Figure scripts
:::::
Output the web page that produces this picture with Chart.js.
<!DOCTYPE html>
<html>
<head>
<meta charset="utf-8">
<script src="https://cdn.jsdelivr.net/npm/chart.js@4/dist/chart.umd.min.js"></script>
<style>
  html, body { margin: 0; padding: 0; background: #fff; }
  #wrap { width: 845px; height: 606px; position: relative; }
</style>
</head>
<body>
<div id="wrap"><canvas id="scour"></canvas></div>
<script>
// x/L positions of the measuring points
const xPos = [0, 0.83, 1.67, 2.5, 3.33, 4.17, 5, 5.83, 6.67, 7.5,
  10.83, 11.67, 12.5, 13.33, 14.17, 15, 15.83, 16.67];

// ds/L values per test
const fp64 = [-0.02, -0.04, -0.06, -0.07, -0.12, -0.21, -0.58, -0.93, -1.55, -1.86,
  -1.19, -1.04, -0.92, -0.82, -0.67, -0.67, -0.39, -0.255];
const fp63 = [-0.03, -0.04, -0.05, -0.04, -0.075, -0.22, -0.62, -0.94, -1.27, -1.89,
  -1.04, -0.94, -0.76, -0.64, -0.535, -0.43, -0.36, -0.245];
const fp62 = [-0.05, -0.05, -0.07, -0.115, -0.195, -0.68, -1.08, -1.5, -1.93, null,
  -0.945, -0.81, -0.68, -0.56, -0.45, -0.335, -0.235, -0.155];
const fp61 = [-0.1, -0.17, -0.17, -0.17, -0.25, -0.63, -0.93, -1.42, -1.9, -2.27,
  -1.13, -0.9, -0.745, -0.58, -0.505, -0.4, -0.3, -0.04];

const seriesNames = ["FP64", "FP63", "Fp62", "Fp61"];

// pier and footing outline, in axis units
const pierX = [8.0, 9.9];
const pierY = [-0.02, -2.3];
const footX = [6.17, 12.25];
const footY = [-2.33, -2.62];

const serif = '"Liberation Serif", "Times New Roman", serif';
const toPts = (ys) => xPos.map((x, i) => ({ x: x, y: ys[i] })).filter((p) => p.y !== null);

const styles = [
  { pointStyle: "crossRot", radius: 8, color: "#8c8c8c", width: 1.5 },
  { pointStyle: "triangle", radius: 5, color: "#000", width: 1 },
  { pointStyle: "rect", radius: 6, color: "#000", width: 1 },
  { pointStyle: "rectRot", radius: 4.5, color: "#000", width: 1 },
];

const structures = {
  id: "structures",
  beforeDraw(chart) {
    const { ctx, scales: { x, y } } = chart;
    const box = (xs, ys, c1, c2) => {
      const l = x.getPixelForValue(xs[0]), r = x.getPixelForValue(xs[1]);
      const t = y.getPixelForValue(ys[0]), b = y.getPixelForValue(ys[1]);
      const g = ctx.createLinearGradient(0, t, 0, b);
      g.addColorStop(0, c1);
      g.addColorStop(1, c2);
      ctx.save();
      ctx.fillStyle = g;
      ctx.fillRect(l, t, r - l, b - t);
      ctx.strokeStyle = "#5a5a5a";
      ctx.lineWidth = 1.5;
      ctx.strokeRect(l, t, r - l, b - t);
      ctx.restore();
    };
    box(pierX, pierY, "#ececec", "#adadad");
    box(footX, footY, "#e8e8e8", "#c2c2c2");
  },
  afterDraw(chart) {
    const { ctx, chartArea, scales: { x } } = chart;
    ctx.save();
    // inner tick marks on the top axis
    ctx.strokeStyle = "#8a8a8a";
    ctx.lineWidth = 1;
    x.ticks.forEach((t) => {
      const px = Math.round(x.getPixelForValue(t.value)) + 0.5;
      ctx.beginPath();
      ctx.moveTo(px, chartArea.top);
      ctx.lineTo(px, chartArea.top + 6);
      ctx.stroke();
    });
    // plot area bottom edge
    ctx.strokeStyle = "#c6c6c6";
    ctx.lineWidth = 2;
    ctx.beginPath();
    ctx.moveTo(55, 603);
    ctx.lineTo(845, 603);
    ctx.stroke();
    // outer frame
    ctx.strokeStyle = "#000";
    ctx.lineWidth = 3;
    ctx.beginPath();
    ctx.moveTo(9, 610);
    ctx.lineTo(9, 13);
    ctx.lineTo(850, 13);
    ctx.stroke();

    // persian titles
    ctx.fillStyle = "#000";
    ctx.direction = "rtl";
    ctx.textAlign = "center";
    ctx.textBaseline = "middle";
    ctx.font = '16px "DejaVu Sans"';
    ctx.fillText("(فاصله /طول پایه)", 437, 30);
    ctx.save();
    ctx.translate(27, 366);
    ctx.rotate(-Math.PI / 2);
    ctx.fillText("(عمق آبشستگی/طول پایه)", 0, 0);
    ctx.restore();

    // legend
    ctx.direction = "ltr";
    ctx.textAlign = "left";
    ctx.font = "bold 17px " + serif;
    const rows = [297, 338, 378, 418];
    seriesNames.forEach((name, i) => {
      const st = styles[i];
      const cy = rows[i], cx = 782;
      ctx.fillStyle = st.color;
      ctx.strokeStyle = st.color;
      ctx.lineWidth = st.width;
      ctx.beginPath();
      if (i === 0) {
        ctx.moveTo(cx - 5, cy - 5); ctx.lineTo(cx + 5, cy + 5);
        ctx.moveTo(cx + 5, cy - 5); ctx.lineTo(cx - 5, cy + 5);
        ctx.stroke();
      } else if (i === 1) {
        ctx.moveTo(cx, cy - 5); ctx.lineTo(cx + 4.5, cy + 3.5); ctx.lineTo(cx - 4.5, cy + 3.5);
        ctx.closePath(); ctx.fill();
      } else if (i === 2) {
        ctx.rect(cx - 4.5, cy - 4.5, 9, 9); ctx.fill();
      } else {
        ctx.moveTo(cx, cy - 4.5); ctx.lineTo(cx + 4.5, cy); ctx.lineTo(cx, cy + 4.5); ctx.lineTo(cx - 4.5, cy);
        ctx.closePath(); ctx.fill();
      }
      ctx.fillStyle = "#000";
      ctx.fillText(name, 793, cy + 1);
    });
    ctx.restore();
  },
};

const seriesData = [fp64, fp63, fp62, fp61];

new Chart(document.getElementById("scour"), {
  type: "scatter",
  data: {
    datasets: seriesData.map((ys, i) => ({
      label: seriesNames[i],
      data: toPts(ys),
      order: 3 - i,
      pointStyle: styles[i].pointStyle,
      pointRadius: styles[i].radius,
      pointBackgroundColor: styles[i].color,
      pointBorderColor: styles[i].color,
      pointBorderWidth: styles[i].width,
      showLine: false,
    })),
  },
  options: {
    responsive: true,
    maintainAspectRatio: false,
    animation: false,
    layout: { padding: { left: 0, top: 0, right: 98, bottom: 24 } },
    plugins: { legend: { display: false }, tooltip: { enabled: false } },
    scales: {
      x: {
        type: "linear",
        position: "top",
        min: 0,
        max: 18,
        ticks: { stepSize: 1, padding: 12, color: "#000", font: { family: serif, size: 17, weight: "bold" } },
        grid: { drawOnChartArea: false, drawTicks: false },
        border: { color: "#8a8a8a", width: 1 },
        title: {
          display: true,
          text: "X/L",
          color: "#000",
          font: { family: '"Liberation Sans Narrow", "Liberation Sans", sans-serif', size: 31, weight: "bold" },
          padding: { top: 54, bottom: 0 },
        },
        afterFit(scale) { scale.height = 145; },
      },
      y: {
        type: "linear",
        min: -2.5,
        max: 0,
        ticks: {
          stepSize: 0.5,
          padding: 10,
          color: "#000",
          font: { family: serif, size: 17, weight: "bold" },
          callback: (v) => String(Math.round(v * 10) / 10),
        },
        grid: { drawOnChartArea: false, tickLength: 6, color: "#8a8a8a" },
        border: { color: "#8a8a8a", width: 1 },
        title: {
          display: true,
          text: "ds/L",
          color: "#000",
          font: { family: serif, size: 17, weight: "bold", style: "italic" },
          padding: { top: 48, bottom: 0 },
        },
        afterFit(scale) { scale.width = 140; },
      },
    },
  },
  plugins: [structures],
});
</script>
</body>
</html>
:::::
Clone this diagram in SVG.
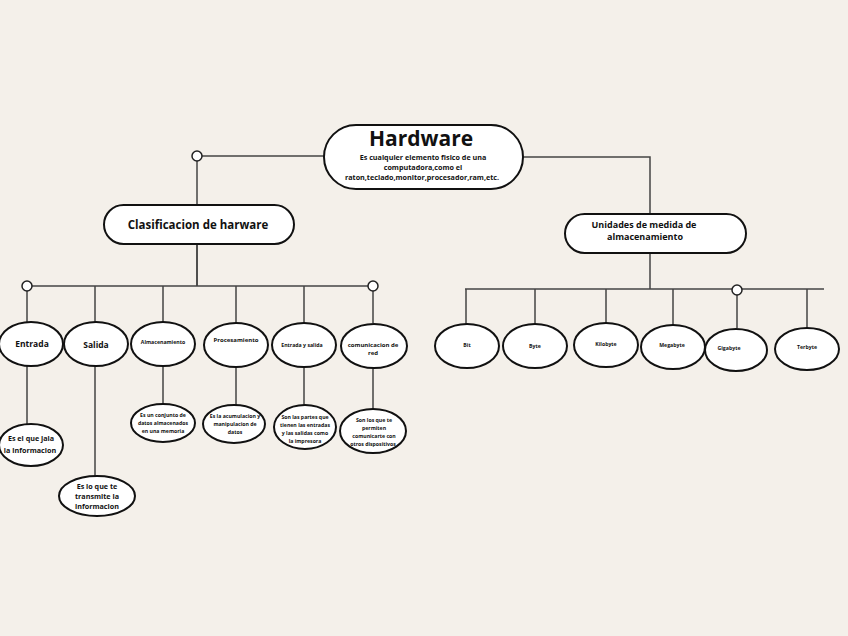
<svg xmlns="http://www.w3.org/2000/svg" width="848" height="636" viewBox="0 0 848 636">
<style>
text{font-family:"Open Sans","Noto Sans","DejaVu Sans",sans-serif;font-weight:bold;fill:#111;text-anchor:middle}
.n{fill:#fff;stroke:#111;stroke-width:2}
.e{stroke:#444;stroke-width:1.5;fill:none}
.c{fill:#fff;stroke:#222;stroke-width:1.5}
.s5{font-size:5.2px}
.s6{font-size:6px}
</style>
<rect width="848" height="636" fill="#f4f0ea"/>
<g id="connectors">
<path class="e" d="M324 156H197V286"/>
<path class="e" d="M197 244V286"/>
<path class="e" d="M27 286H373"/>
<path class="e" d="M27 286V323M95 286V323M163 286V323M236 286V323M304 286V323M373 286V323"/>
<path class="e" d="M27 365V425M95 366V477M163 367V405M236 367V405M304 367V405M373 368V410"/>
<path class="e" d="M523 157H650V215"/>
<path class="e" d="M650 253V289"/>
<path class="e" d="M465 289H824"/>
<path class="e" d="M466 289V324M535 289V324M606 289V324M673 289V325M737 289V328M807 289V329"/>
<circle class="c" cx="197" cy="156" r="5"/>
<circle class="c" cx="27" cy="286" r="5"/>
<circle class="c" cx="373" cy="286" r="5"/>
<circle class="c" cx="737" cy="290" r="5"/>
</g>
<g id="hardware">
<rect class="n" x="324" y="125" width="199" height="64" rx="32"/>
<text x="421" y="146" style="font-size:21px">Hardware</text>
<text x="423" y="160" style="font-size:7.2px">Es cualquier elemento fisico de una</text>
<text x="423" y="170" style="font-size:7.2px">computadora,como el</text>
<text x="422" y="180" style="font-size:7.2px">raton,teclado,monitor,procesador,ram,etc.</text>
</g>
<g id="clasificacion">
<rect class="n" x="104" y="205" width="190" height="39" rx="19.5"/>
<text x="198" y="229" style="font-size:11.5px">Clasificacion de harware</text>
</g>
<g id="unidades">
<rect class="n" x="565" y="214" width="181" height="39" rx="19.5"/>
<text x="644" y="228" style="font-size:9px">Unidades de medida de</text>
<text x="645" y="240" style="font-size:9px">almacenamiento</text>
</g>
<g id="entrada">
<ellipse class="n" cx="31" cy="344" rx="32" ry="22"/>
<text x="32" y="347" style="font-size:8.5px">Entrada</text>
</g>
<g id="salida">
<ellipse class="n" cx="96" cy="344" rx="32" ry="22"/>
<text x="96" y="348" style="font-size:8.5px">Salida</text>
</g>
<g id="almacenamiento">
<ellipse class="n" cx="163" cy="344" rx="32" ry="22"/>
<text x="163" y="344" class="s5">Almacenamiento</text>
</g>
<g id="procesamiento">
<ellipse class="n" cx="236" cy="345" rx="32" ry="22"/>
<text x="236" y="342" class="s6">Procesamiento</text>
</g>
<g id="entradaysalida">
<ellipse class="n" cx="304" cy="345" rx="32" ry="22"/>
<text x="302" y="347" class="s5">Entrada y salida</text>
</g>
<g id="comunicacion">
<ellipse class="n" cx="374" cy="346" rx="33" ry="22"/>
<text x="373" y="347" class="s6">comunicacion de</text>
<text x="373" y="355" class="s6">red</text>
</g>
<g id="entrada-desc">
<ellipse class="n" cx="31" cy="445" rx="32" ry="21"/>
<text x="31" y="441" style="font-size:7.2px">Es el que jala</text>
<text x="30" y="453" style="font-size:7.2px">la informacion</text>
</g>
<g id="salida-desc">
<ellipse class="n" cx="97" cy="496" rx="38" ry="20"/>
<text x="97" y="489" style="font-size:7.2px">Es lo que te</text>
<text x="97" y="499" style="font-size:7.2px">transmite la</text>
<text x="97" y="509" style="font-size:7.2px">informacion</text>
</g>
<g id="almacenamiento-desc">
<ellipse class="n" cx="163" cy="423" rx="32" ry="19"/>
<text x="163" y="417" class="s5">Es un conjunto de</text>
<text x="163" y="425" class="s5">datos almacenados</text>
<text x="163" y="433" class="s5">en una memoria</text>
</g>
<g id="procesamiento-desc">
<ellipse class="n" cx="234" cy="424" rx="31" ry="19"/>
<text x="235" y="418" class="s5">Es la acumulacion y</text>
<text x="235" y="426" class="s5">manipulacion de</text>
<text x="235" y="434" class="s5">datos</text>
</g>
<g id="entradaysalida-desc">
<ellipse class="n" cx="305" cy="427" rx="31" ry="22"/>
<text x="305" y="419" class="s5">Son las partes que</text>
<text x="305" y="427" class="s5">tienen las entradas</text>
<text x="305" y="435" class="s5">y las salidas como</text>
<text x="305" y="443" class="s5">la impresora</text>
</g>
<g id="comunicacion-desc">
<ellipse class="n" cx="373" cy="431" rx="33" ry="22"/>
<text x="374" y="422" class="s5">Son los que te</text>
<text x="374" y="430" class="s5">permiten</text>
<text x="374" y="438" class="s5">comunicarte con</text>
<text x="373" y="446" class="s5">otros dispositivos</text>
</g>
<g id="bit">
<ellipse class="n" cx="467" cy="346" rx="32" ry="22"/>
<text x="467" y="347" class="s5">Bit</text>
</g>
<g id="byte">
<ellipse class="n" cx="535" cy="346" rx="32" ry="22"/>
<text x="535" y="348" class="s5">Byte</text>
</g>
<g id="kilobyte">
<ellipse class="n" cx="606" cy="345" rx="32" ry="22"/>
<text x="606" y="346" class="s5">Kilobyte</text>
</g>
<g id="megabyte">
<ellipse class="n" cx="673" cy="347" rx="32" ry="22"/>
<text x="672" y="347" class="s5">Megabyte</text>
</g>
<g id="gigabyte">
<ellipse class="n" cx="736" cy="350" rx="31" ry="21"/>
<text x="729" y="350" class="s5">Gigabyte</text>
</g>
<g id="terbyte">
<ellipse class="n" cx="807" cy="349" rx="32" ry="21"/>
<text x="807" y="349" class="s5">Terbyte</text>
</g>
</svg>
:::::
Your task:
The lines to transcribe begin at the line with "Output the web" and end at the line with "10.83, 11.67, 12.5, 13.33, 14.17, 15, 15.83, 16.67];"; copy them exactly, both ends included.

Response to this exercise:
Output the web page that produces this picture with Chart.js.
<!DOCTYPE html>
<html>
<head>
<meta charset="utf-8">
<script src="https://cdn.jsdelivr.net/npm/chart.js@4/dist/chart.umd.min.js"></script>
<style>
  html, body { margin: 0; padding: 0; background: #fff; }
  #wrap { width: 845px; height: 606px; position: relative; }
</style>
</head>
<body>
<div id="wrap"><canvas id="scour"></canvas></div>
<script>
// x/L positions of the measuring points
const xPos = [0, 0.83, 1.67, 2.5, 3.33, 4.17, 5, 5.83, 6.67, 7.5,
  10.83, 11.67, 12.5, 13.33, 14.17, 15, 15.83, 16.67];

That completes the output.